Mimi Arnold
- Full name: Mimi Arnold Wheeler
- Country (sports): United States
- Born: February 27, 1939 (age 87) Hollywood, CA, U.S.
- Height: 5 ft 1 in (1.55 m)

Singles

Grand Slam singles results
- Wimbledon: QF (1958)
- US Open: 3R (1965)

Doubles

Grand Slam doubles results
- Wimbledon: QF (1966)

Mixed doubles

Grand Slam mixed doubles results
- Wimbledon: QF (1957)

= Mimi Arnold =

American tennis player

Mimi Arnold, also known by her married name Mary Arnold-Wheeler, (born February 27, 1939) is an American former tennis player who was active in the late 1950s and the 1960s.

==Personal life==
Arnold was born in Hollywood, California, the daughter of tennis player Ethel Burkhardt Arnold who played for the United States in the Wightman Cup. Her mother taught her tennis at age 9. She attended Sequoia High School in Redwood City.

==Career==
At age 11 she won the junior U.S. Hardcourt Championships singles title. She became junior singles champion at the 1957 Wimbledon Championships after beating Rosie Reyes in the final.

Between 1957 and 1968 Arnold competed in five Wimbledon Championships. Her best singles result was reaching the quarterfinal in 1958 where she was lost to sixth-seeded Zsuzsa Körmöczy in three sets. In doubles she reached the quarterfinals in 1966, partnering compatriots Jane Albert. At the U.S. National Championships her best singles result was reaching the third round in 1965 where she was beaten by fifth-seeded and eventual finalist Billie Jean Moffitt.

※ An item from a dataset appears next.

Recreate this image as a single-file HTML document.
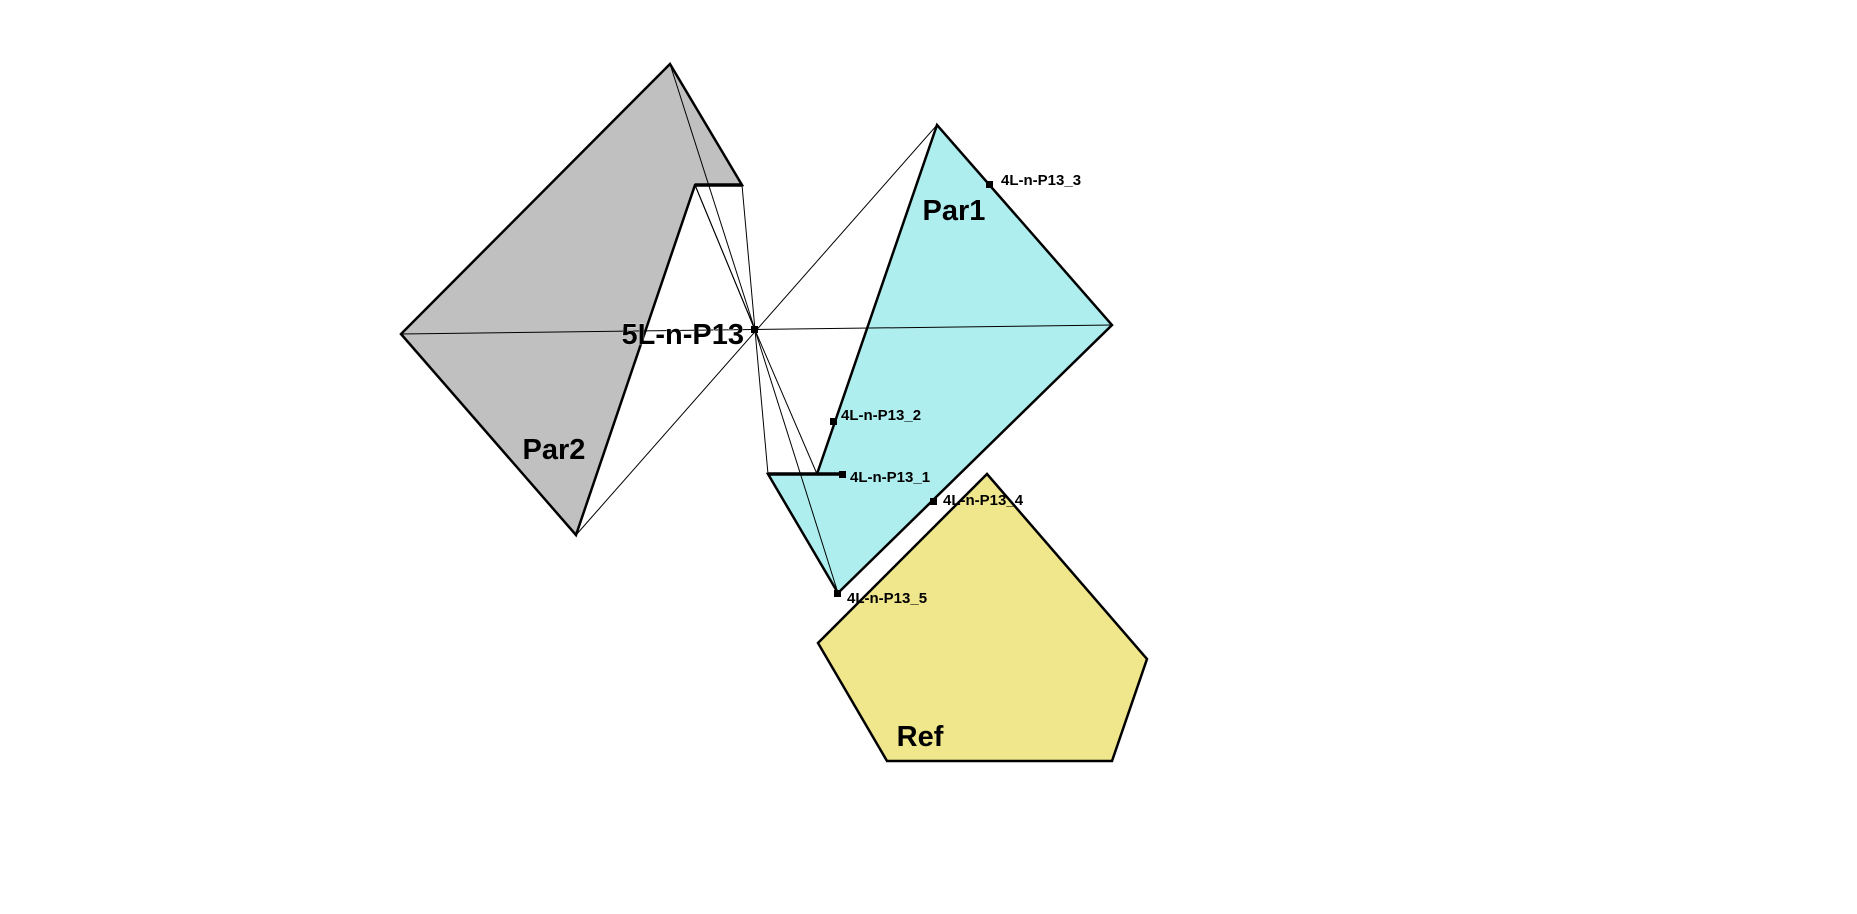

Like her mother she was selected for the U.S. team in the Wightman Cup, an annual team tennis competition for women contested between the United States and Great Britain. In the 1958 Wightman Cup she played one singles match, against Ann Haydon, which she lost in three sets.

Arnold was inducted into the San Mateo County Sports Hall of Fame in 2007.